This area is where things get a little shaky. CodeWarrior, the compiler used on the GameCube and Wii, is very picky about how functions are written for them to be considered fully matching, meaning that the assembly generated from the compiler matches the retail game code. With this option, you would have to "train" a AI to recognize what patterns CodeWarrior will generate based on the code you give it (which is something we refer to as codegen). So even then, not only would an AI have to optimize code down as it sees fit, but it also has to adhere to CodeWarrior's tendency to change entire insructions and registers with a small code difference. So this would likely require the function to already match to work best, which is another area where there will likely have to have human intervention.

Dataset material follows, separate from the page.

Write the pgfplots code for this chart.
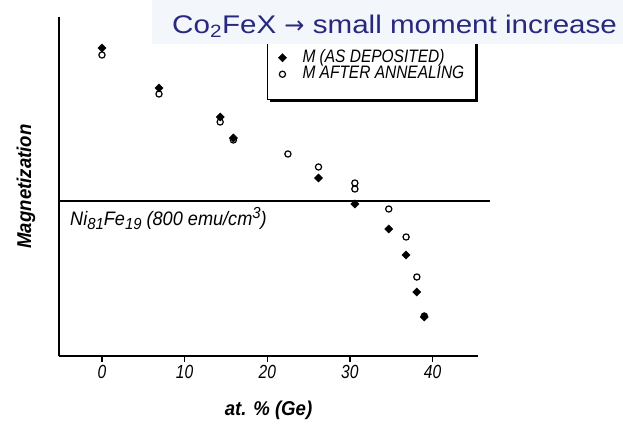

AI Independent Decompilation

This is where we get into the most disagreement, is how AI could possibly be used to accelerate the decompilation process. While this may seem like a good idea to finish the decompilation side of things quicker, there are many more downsides to this method than there are upsides.
  • Readability. If you are forcing an AI to decompile an entire game, you are forcing it to make a lot of assumptions, and with these assumptions can also have faulty assumptions. This can cause a lot of issues when it comes to reading the code, as misleading variables / method names (more specifically inlines, as we already have the names of functions) can cause misinformation if the assumptions that the AI make are incorrect. This will involve extensive human intervention to correct these errors and can even possibly delay the process, as a human decompiling the same code would have not make this mistake in the first place since a human is better at applying context to variable names than an AI could.
  • User interaction. A lot of people approach the decompiling community to learn more about the ways of reverse engineering games and how they are coded. Many people use the opportunity to better themselves at languages such as C and C++ and even the machine language they are translating the game from, which in our case, is PowerPC. I have seen many people in the decompiling community benefit from decompiling by hand as it extends their knowledge. Users interacting with the compiler and how it generates code is vital to completing any sort of project that involves matching decompilation, and even helps other decompilation projects succeed. If you put AI in the way of this, many people are blocked out of the learning process as there is a computer "trained" to do this already. And when you are blocking many new users, you are lowering the amount of people interested in learning due to the fact that the "hard work" has already been done for them, which defeats the entire purpose.
  • Satisfaction. Matching functions and entire files is extremely satisfying. It also gives users a sense of accompishment as decompiling is not an easy task to complete. Allowing an AI into the picture will take away from this sense of accomplishment as using AI to do all of the work just feels lazy to a lot of people. It is also very satisfying to discover how the game truly works at your own pace, instead of an AI just documenting the structures and hastly making assumptions and going from there.
  • Time. This is quite literally the only upside that I can think of when allowing an entire decompilation to be led by an AI. It simply is faster. However, people fail to see that faster is not always better. While you will get a fully "complete" byte-for-byte decompilation, it will be a mess of wrongly named, variables, functions, faulty assumptions about code (fakematches) and much more headache down the road.

So...is it bad?

Overall, I think that AI-led decompilations are a terrible idea and that they will gatekeep new reverse engineers from entering the scene as it takes away a lot of people's main motivation to even try this feat in the first place: learning how things work. There is immense satisfaction when you work hard at something and accomplish great goals in the process. I feel like a AI decompilation will take this all away and will kill people's motivation.

However, there is some justification for some people's support for a AI-led effort. They simply want to port the game to other platforms, like Super Mario 64's decompilation did when it was completed. However, I believe that going a destructive path of laziness is not worth getting a hastly assembled port together with many probable faulty assumptions in the codebase is ultimately not worth it. And it even has the potential to kill off other decompilation efforts as it will remove that human interaction that people enjoy with decompiling.
© 2019-2023 shibboleet